Pire encore pour le service : l’absence de médecins. L’hôpital compte sur des médecins étrangers qui viennent six mois dans le service pour leur équivalence et un médecin qui vient une fois par semaine.

8.000 lits en psychiatrie fermés depuis 2003

Ce cas n’est pas particulier à Toulouse. La psychiatrie publique dans toute la France est à bout de souffle. « Alors que les besoins de prise en charge ont considérablement augmenté ces dernières années, les moyens manquent cruellement : les praticiens sont trop peu nombreux pour assurer une bonne prise en charge des patients face à l’afflux des demandes, les centres médico-psychologiques (CMP) et les hôpitaux psychiatriques sont saturés », déclarait à l’Assemblée nationale le 17 janvier, Emmanuelle Anthoine (LR).

Selon le Collège national des universitaires et psychiatrie (CNUP), en 2023, 13 millions de personnes sont touchés, au moins une fois dans leur vie par des troubles de la santé mentale, soit 1 Français sur 5. Post-Covid, la santé mentale, notamment chez les jeunes, s’est également fortement dégradée avec 20,8 % des 18-24 qui ont été concernés par la dépression en 2021. Plus inquiétant encore, selon une étude de la Direction des études et des statistiques des ministères sociaux (Drees), le taux d’hospitalisation en psychiatrie augmente de 246 % chez les filles de 10-14 ans, de 163 % chez les 15-19 et de 106 % chez les jeunes adultes entre 2020 et 2022.
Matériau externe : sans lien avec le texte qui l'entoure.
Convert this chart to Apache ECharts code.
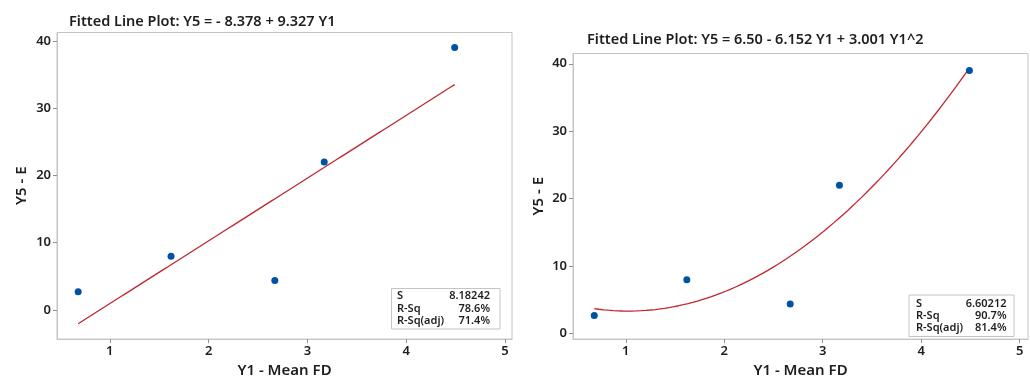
<!DOCTYPE html>
<html>
<head>
<meta charset="utf-8">
<script src="https://cdn.jsdelivr.net/npm/echarts@6/dist/echarts.min.js"></script>
<style>
html,body{margin:0;padding:0;background:#fff;}
#c{width:1030px;height:383px;}
</style>
</head>
<body>
<div id="c"></div>
<script>
// ---- data ----
const xVals = [0.68, 1.62, 2.67, 3.17, 4.49];
const yVals = [2.7, 8.0, 4.4, 22.0, 39.0];
const linCoef = [-8.378, 9.327];          // Y5 = -8.378 + 9.327 Y1
const quadCoef = [6.50, -6.152, 3.001];   // Y5 = 6.50 - 6.152 Y1 + 3.001 Y1^2
const xTicks = [1, 2, 3, 4, 5];
const yTicks = [0, 10, 20, 30, 40];
const titles = ['Fitted Line Plot: Y5 = - 8.378 + 9.327 Y1', 'Fitted Line Plot: Y5 = 6.50 - 6.152 Y1 + 3.001 Y1^2'];
const statNames = ['S', 'R-Sq', 'R-Sq(adj)'];
const statsLin = ['8.18242', '78.6%', '71.4%'];
const statsQuad = ['6.60212', '90.7%', '81.4%'];
const xName = 'Y1 - Mean FD';
const yName = 'Y5 - E';

// ---- build ----
const pts = xVals.map((x, i) => [x, yVals[i]]);
function poly(c, x) { let s = 0; for (let k = 0; k < c.length; k++) s += c[k] * Math.pow(x, k); return s; }
function fitLine(c) {
  const a = Math.min(...xVals), b = Math.max(...xVals), n = 80, out = [];
  for (let i = 0; i <= n; i++) { const x = a + (b - a) * i / n; out.push([x, poly(c, x)]); }
  return out;
}
const FONT = '"Noto Sans", "Open Sans", sans-serif';
const TXT = '#1e1e1e';
const FRAME = '#c4c4c4';
const BLUE = '#0052a5';
const RED = '#c0262d';

function xAxis(gi, gap) {
  return {
    type: 'value', gridIndex: gi, min: gi === 0 ? 0.466 : 0.464, max: gi === 0 ? 5.07 : 5.085,
    name: xName, nameLocation: 'middle', nameGap: gap,
    nameTextStyle: { fontFamily: FONT, fontSize: 15, fontWeight: 600, color: TXT },
    axisLine: { show: true, onZero: false, lineStyle: { color: FRAME } },
    axisTick: { show: true, length: 4, customValues: xTicks, lineStyle: { color: '#909090' } },
    axisLabel: { customValues: xTicks, margin: 6, fontFamily: FONT, fontSize: 13, fontWeight: 600, color: TXT },
    splitLine: { show: false }
  };
}
function yAxis(gi, mn, mx, gap) {
  return {
    type: 'value', gridIndex: gi, min: mn, max: mx,
    name: yName, nameLocation: 'middle', nameGap: gap, nameRotate: 90,
    nameTextStyle: { fontFamily: FONT, fontSize: 15, fontWeight: 600, color: TXT },
    axisLine: { show: true, onZero: false, lineStyle: { color: FRAME } },
    axisTick: { show: true, length: 4, customValues: yTicks, lineStyle: { color: '#909090' } },
    axisLabel: { customValues: yTicks, margin: 6, fontFamily: FONT, fontSize: 13, fontWeight: 600, color: TXT },
    splitLine: { show: false }
  };
}
function statsBox(x, y, w, h, lx, rx, ys, vals) {
  const ch = [{ type: 'rect', shape: { x: x, y: y, width: w, height: h }, style: { fill: '#fff', stroke: FRAME, lineWidth: 1 } }];
  const f = '600 11px ' + FONT;
  statNames.forEach((n, i) => {
    ch.push({ type: 'text', x: lx, y: ys[i], style: { text: n, fill: TXT, font: f, textVerticalAlign: 'middle', textAlign: 'left' } });
    ch.push({ type: 'text', x: rx, y: ys[i], style: { text: vals[i], fill: TXT, font: f, textVerticalAlign: 'middle', textAlign: 'right' } });
  });
  return { type: 'group', children: ch };
}

const chart = echarts.init(document.getElementById('c'), null, { renderer: 'canvas' });
chart.setOption({
  animation: false,
  backgroundColor: '#fff',
  title: [
    { text: titles[0], left: 64, top: 9, textStyle: { fontFamily: FONT, fontSize: 14.5, fontWeight: 600, color: TXT } },
    { text: titles[1], left: 582, top: 27, textStyle: { fontFamily: FONT, fontSize: 14.5, fontWeight: 600, color: TXT } }
  ],
  grid: [
    { left: 57, top: 32.5, width: 455, height: 313, show: true, borderColor: FRAME, borderWidth: 1, containLabel: false },
    { left: 573, top: 53.5, width: 455, height: 297, show: true, borderColor: FRAME, borderWidth: 1, containLabel: false }
  ],
  xAxis: [xAxis(0, 20), xAxis(1, 18)],
  yAxis: [yAxis(0, -4.32, 41.24, 28), yAxis(1, -0.81, 41.52, 27)],
  series: [
    { type: 'line', xAxisIndex: 0, yAxisIndex: 0, data: fitLine(linCoef), showSymbol: false, lineStyle: { color: RED, width: 1.3 }, z: 2 },
    { type: 'scatter', xAxisIndex: 0, yAxisIndex: 0, data: pts, symbolSize: 7, itemStyle: { color: BLUE, opacity: 1 }, z: 3 },
    { type: 'line', xAxisIndex: 1, yAxisIndex: 1, data: fitLine(quadCoef), showSymbol: false, smooth: false, lineStyle: { color: RED, width: 1.3 }, z: 2 },
    { type: 'scatter', xAxisIndex: 1, yAxisIndex: 1, data: pts, symbolSize: 7, itemStyle: { color: BLUE, opacity: 1 }, z: 3 }
  ],
  graphic: [
    statsBox(391.5, 288.5, 108.5, 40.5, 397, 490, [296, 308.5, 320.5], statsLin),
    statsBox(909, 295, 105, 41.5, 916, 1006.5, [304, 316, 327.5], statsQuad)
  ]
});
</script>
</body>
</html>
Dans le même temps, l’hôpital public a perdu 25 % de ses lits d’hospitalisation complète entre 2003 et 2022 en psychiatrie, et la France connaît une baisse des médecins psychiatres préoccupante : 13.344 en 2023 contre 14.272 en 2016 et un quart des psychiatres ont plus de 65 ans, selon le CNUP… Une baisse de l’offre face à une forte augmentation de la demande qui pénalise patients et soignants.